I just caught the last few seconds of Rev’d Dr Giles Fraser’s Thought For The Day on Radio 4 today.
He seemed to be saying some good things: that theology is not just about information, that imagination is important and that there are what might be called poetic truths where a scientific sort of exactness is not what’s important.
He argued that the best theology will always be stuttering, reaching out to express the inexpressible and that ultimately silence is an appropriate response to the greatness of it all.
He could have mentioned Romans 3:19 at that point but I guess what he said is true. God is ultimately incomprehensible and we can only speak about him with confidence because he has graciously given us his true, reliable, clear, sufficient and authoritative Word.
But I’d say on the whole I’d be happy to hear a bit less from Dr Fraser. I’m no expert on Fraser’s theology, but in the bits I’ve read and heard he often appears very sure of himself and ready to speak in the most forthright terms. Maybe I’m being oversensitive, but it seems it’s the conservative evangelicals who really get his words flowing.

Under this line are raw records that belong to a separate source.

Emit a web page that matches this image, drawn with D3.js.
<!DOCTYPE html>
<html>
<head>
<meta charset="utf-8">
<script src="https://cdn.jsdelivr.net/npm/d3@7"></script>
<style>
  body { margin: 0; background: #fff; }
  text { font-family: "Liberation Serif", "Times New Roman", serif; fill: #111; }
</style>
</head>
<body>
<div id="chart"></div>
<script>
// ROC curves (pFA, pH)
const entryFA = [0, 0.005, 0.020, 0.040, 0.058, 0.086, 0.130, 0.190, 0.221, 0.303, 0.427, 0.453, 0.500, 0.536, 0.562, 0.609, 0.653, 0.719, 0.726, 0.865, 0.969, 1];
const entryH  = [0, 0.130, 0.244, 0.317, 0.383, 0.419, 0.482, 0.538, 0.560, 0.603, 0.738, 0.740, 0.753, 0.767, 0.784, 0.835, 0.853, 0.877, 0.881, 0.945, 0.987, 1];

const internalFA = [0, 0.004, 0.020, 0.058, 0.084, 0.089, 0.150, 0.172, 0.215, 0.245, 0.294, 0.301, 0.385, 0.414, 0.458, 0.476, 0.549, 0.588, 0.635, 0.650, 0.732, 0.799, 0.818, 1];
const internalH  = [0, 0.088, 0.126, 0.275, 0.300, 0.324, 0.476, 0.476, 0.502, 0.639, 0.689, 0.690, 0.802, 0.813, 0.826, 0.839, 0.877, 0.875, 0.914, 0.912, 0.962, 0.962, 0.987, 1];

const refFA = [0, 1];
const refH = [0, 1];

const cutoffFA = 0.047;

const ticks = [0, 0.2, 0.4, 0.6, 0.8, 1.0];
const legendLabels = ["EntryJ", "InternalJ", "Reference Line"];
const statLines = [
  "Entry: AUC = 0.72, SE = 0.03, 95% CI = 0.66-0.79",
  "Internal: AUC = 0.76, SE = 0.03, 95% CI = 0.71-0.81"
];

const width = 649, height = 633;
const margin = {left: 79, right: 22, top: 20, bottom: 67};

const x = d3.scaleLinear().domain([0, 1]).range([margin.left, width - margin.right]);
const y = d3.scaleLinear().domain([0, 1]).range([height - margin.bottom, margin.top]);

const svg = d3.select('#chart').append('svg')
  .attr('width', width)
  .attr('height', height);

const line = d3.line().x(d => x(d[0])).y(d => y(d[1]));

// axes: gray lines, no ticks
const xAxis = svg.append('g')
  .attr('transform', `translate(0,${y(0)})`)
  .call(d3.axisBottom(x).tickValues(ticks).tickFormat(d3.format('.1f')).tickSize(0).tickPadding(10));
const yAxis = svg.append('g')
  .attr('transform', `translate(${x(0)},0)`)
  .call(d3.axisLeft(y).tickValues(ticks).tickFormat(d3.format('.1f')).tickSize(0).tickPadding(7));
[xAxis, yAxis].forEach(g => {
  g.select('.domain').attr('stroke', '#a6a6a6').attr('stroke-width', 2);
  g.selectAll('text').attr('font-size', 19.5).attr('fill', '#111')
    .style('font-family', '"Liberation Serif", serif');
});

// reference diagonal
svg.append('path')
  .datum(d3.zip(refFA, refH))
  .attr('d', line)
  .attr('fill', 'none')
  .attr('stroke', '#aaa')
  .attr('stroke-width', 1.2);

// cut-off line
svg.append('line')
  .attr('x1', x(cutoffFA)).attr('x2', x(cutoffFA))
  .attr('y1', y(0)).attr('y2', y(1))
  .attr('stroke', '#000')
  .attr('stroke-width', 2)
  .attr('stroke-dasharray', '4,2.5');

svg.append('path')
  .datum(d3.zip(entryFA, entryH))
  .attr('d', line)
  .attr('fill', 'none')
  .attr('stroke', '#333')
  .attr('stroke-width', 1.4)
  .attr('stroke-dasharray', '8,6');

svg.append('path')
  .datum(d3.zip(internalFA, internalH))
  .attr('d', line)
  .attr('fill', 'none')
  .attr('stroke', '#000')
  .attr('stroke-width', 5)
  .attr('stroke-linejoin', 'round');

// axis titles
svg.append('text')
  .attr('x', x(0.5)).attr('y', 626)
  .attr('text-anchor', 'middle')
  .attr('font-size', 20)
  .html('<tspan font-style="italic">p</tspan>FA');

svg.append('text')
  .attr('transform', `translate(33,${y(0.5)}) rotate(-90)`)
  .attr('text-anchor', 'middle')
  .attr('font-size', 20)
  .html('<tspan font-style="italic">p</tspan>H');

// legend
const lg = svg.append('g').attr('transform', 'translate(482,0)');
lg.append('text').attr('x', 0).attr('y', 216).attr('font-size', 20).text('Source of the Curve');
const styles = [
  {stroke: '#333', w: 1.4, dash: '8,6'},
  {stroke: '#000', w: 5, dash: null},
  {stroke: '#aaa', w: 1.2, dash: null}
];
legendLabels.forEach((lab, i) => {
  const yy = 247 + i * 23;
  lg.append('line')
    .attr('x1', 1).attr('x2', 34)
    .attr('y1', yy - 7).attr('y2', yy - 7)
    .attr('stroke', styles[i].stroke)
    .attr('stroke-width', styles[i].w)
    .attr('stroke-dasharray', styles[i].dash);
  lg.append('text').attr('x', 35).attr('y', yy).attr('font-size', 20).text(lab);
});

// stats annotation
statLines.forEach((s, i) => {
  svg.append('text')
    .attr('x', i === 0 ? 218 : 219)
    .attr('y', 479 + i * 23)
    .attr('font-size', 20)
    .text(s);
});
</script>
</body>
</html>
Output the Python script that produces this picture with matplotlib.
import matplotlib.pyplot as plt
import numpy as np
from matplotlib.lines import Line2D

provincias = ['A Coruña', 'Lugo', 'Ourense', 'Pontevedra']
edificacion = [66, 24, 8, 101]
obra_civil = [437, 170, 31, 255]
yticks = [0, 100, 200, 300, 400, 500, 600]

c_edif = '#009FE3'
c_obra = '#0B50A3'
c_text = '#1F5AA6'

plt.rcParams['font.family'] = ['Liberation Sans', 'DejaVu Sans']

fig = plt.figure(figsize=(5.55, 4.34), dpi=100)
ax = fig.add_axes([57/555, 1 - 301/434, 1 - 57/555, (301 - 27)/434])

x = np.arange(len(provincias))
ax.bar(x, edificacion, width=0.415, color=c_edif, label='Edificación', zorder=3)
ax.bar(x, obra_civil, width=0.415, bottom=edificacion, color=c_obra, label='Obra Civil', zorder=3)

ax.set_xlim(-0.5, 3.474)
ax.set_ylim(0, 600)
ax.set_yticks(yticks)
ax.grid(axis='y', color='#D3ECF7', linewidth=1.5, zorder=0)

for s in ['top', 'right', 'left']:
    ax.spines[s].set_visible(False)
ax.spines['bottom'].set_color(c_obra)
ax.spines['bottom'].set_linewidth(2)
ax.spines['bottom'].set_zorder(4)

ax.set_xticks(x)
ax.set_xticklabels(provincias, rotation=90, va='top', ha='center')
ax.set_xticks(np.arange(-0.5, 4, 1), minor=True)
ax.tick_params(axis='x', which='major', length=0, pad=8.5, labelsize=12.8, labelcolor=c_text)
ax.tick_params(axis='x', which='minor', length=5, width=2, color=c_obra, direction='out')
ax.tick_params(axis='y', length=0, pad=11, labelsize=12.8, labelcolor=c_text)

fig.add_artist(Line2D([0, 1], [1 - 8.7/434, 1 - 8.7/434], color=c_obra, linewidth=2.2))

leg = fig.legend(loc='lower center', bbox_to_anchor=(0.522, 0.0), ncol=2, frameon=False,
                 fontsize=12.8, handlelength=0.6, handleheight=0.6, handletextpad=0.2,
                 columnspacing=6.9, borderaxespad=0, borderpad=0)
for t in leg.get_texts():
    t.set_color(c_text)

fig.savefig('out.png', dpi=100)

He seems to hate penal substitution, claiming it is barbaric, unbiblical and morally indefensible. He thinks homosexuality is not a sin but a gift from God. He dislikes Christendom. And takes an extraordinary attitude to parish boundaries: you shouldn’t distribute a map which shows part of someone else’s parish, or something. He even seems to reject “The idea of an omnipotent God who can calm the sea and defeat our enemies”. He thinks: “What the reformed traditions often don't get is that they have given up worshipping images only to worship a book.” And argues that “there can be few more chilling examples of theocratic fascism than Calvin's Geneva.”